Levar a disputa territorial para o palco não deixa o Oficina sujeito a críticas de que faz uma dramaturgia panfletária, sem maiores ambições artísticas?
"Isso é uma bobagem. Nós não separamos a vida da arte. Fazemos barraco, mas um barraco elegante, apolíneo. Eu não acredito em artista que não parta da sua subjetividade, que não parta do seu mundo. A todo momento, solicito aos atores que tragam sua vida, suas experiências. E quer experiência mais louca do que essa, de um grupo de teatro que faz 50 anos e ocupa 400 m2 numa cidade que nem é dele, ao lado de uma corporação do tamanho do Grupo Silvio Santos? Se você quiser ser idiota e não incorporar isso, não está sabendo fazer arte", observa o diretor.

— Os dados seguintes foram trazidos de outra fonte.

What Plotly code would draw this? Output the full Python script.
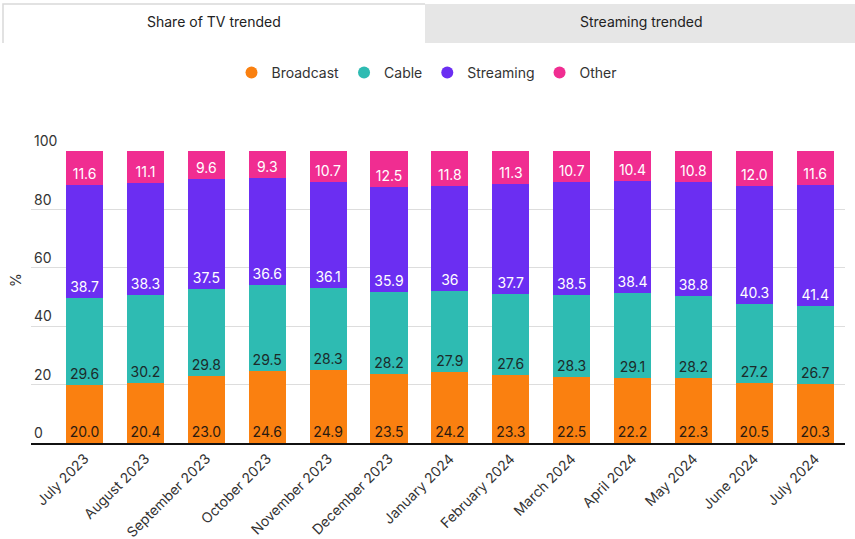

No enredo original, os irmãos aristocratas Karl e Franz disputam o amor paterno -e, por que não, sua herança. Idealista, Karl filia-se a uma gangue para questionar o status quo, ao passo que Franz parece envenenar o pai contra o irmão. "Parece", pois aqui os arquétipos são instáveis.

Cosme e Damião
Na releitura de Zé Celso (em verso), Franz vira Cosme (ou Kosmos) e Karl, Damião (ou Damian).
Eles estão no centro da disputa pelo poder na multinacional do audiovisual Pro-World Corporation SS, que celebra 50 anos de atividade às voltas com outro jubileu de ouro, o de um certo teatro paulistano.
Damião, designado para gerenciar a filial brasileira, patrocina a festa do Oficina, bandeia-se para o lado de macumbeiras, prostitutas e meliantes, flerta com as guerrilhas latino-americanas e inspira uma novela das oito como nunca se viu (com "sexo explícito, negócio ilícito e amor", alardeia a chamada).
Para o diretor, era hora de tratar da "fabricação de consciência" do folhetim, que sempre demanda "um bode expiatório, uma guerra fria, quente, seja lá o que for":
"A gente faz essa guerra mas também desmistifica a novela, mostra-a como ela poderia ser. Propomos uma percepção do mundo muito mais do que uma consciência vulgar, maniqueísta. Todos os personagens são exaltados, não há distinção, porque acho que todos somos bandidos. Eu sou um bandido, nesse esquema em que vivemos. Sou obrigado a ser, a me virar. Já trafiquei, quando veio a censura e fechou tudo. Fui obrigado. Hoje, sou um fora-da-lei porque fumo maconha. Quero ver uma pessoa que não seja!".

Crime que compensa
Uma versão preliminar de "Os Bandidos" foi apresentada em 2007, em Mannheim, cidade alemã que viu a primeira montagem do texto, no fim do século 18.
Da première européia à brasileira, Zé Celso verteu o original para verso e esmiuçou perfis como o de Spielberg, membro do bando de Damião descrito como "poeta do maior crime: a arte". A propósito: 50 anos depois, o delito ainda compensa?
"Mais do que nunca! Não só para mim como para a humanidade. Tivemos a sorte de cair Schiller em nossas mãos. Se Freud acentua a sexualidade e Marx, a economia, Schiller analisa a arte e a beleza como infra-estrutura, e não superestrutura. A cultura é a arte de viver, o cultivo da vida. E essa arte é o maior bem que existe diante dos criminosos que querem transformar a vida em subproduto da economia", observa o diretor.